Violetta Nafpaktia: De mon point de vue à DotCoop, une organisation qui sert et accompagne depuis plus de 20 ans un mouvement coopératif extrêmement diversifié, les défis se regroupent en trois grands axes. Le premier est celui de la souveraineté et de la dépendance numériques. Trop de coopératives dépendent encore des grandes plateformes technologiques centralisées et à but lucratif, qui ne partagent pas nos valeurs ni nos principes. Le deuxième défi concerne la protection des données et la confiance. Les membres s’attendent, à juste titre, à ce que leurs informations personnelles soient protégées. Or, une seule fuite peut nuire non seulement à la réputation d’une coopérative, mais aussi à la confiance envers l’ensemble du mouvement. Le troisième défi est celui des capacités et de l’inclusivité. De nombreuses coopératives — en particulier les plus petites ou émergentes — peinent à accéder aux compétences techniques, aux investissements ou aux infrastructures nécessaires pour se numériser d’une manière qui soit réellement alignée sur nos valeurs et nos principes. Si nous ne faisons rien, l’écart entre les coopératives avancées numériquement et celles laissées pour compte ne fera que s’accentuer.

GICS: Quelles opportunités stratégiques l’adoption des technologies numériques offre-t-elle pour renforcer la collaboration et la confiance entre les coopératives ?

VF: La transformation numérique, lorsqu’elle est menée selon les principes coopératifs, n’est pas simplement une mesure défensive : c’est une opportunité de prendre le leadership. L’une des premières opportunités est liée à l’identité et à la visibilité. Des outils comme le domaine .coop et la Marque Coop donnent aux coopératives une identité numérique distinctive qui les différencie dans un espace en ligne saturé, tout en véhiculant des signaux de confiance, de valeurs et de propriété collective. Une autre opportunité essentielle est le développement d’infrastructures numériques partagées. En mutualisant leurs ressources, les coopératives peuvent créer des plateformes et des écosystèmes de données gouvernés par les membres, et non par des investisseurs. Cela démontre au reste du monde que des alternatives au Big Tech ne sont pas seulement possibles, mais préférables.

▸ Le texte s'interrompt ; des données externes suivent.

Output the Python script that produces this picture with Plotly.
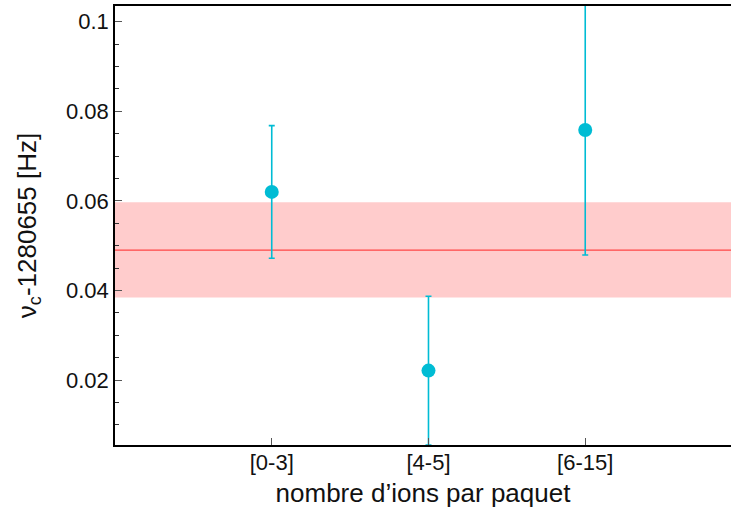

Il existe aussi un fort potentiel de collaboration mondiale. La technologie permet aux coopératives d’appliquer le Principe 6 de manière plus active à l’ère numérique. Elle nous permet de dépasser les frontières géographiques, de nous connecter à des pairs dans le monde entier et de créer des communautés numériques fédérées qui renforcent la solidarité transnationale. Enfin, la transformation numérique offre la possibilité de mettre en pratique les valeurs coopératives et de mieux faire connaître le modèle d’affaires coopératif. La transparence, la gouvernance démocratique et le partage des bénéfices peuvent être intégrés directement dans les plateformes numériques, faisant de la confiance non pas un simple slogan, mais une fonctionnalité inscrite au cœur du système. Dans un contexte où de nombreux défis de société ont été alimentés par le Big Tech, le mouvement coopératif a un rôle crucial à jouer pour contrer le capitalisme numérique et ses effets négatifs sur nos communautés.

GICS: Quels résultats concrets espérez-vous que les participants puissent mettre en œuvre à l’issue de cette session ?

VF: J’espère que les participants repartiront avec au moins trois éléments concrets et actionnables. Le premier est une meilleure définition de leurs priorités numériques — savoir quels risques ou opportunités sont les plus importants pour leur coopérative et comprendre comment agir collectivement plutôt qu’individuellement. Le deuxième est un engagement renforcé envers l’identité numérique coopérative. Que ce soit en adoptant le domaine .coop ou en utilisant des outils développés par et pour les coopératives, chaque pas qui affirme « nous sommes une coopérative » en ligne contribue à renforcer la confiance dans le mouvement dans son ensemble. Le troisième est un élan pour des projets partagés. L’idéal est que cette session suscite des collaborations — qu’il s’agisse de coopératives de données, de plateformes coopératives ou de plaidoyers communs pour des écosystèmes numériques plus équitables — qui continueront de se développer bien au-delà de la discussion d’aujourd’hui.